Prompt - Reproduce exactly the lines below, from the first one through the line containing "return (B - p) / (B - T)", and omit any pictures.

Code that draws figures
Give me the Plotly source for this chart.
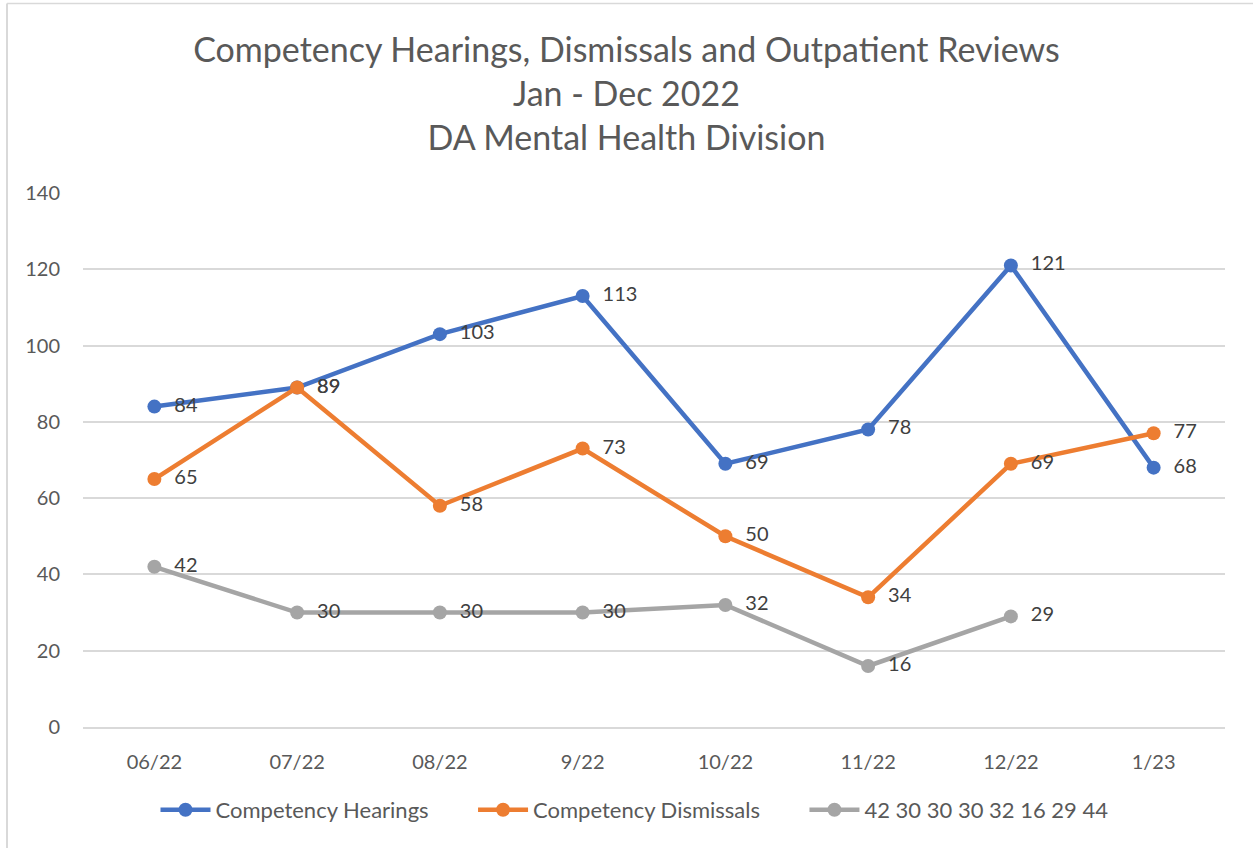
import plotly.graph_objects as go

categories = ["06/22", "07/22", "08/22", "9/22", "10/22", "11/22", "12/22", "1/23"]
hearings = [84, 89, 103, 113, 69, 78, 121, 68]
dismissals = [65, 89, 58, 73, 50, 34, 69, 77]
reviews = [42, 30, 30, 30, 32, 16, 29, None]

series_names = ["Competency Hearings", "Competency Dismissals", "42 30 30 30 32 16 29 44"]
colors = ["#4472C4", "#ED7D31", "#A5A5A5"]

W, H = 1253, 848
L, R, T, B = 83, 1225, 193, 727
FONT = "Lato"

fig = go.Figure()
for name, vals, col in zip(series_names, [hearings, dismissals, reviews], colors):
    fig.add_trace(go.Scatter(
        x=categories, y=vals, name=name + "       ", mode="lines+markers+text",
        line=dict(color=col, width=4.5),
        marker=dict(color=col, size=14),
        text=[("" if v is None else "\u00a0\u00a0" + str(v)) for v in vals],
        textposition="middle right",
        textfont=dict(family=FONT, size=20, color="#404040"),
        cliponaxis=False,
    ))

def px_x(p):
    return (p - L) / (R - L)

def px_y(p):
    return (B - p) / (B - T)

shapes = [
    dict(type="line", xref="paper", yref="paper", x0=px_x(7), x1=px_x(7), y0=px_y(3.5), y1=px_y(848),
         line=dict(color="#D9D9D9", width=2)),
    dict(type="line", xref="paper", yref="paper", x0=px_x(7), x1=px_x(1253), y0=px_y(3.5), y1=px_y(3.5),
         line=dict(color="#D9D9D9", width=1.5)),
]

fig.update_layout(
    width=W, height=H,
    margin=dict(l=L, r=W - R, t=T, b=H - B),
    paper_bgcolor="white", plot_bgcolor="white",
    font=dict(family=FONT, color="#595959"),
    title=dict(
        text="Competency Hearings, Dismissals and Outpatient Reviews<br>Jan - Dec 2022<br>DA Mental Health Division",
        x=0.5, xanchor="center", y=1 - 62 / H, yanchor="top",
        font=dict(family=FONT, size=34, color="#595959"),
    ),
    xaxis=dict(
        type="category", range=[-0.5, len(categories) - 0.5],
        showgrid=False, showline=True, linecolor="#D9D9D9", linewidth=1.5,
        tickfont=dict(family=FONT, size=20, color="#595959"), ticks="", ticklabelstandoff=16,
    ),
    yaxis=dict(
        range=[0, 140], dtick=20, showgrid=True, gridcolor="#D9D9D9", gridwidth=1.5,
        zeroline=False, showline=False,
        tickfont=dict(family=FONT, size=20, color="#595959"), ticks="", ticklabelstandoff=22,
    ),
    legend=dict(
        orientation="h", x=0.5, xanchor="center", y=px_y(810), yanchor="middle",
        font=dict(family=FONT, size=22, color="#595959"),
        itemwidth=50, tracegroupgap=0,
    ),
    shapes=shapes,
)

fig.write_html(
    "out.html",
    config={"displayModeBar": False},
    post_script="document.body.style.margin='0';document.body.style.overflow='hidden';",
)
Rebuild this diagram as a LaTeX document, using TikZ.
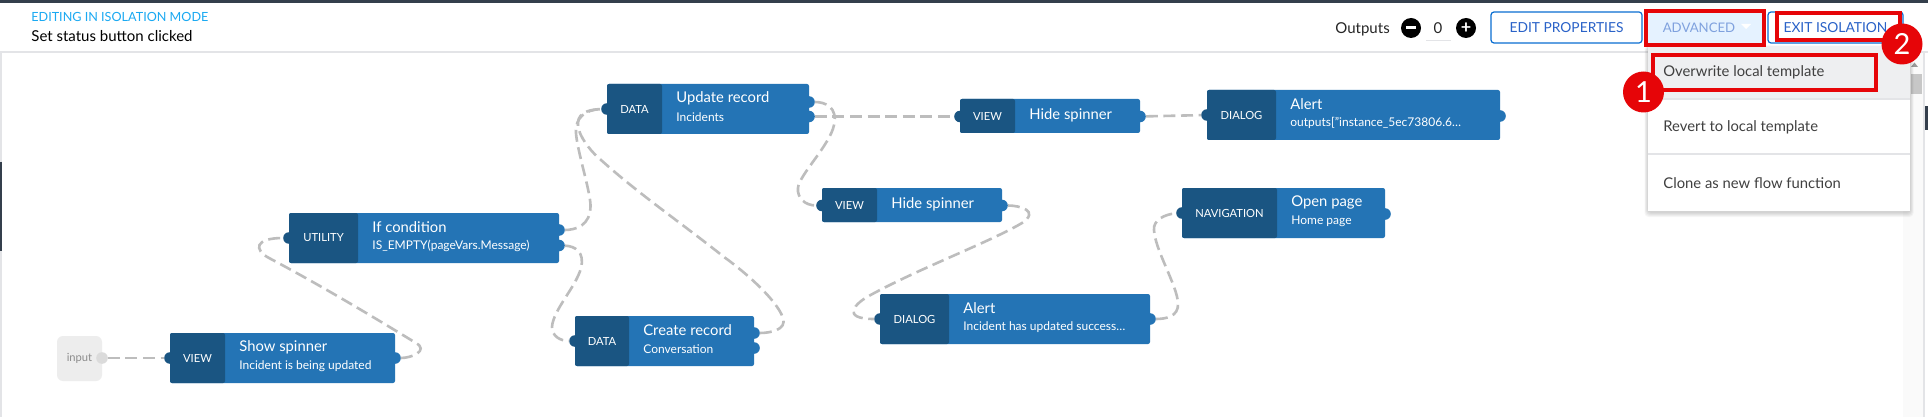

Exercise result -
Give me the Plotly source for this chart.
import plotly.graph_objects as go

categories = ["06/22", "07/22", "08/22", "9/22", "10/22", "11/22", "12/22", "1/23"]
hearings = [84, 89, 103, 113, 69, 78, 121, 68]
dismissals = [65, 89, 58, 73, 50, 34, 69, 77]
reviews = [42, 30, 30, 30, 32, 16, 29, None]

series_names = ["Competency Hearings", "Competency Dismissals", "42 30 30 30 32 16 29 44"]
colors = ["#4472C4", "#ED7D31", "#A5A5A5"]

W, H = 1253, 848
L, R, T, B = 83, 1225, 193, 727
FONT = "Lato"

fig = go.Figure()
for name, vals, col in zip(series_names, [hearings, dismissals, reviews], colors):
    fig.add_trace(go.Scatter(
        x=categories, y=vals, name=name + "       ", mode="lines+markers+text",
        line=dict(color=col, width=4.5),
        marker=dict(color=col, size=14),
        text=[("" if v is None else "\u00a0\u00a0" + str(v)) for v in vals],
        textposition="middle right",
        textfont=dict(family=FONT, size=20, color="#404040"),
        cliponaxis=False,
    ))

def px_x(p):
    return (p - L) / (R - L)

def px_y(p):
    return (B - p) / (B - T)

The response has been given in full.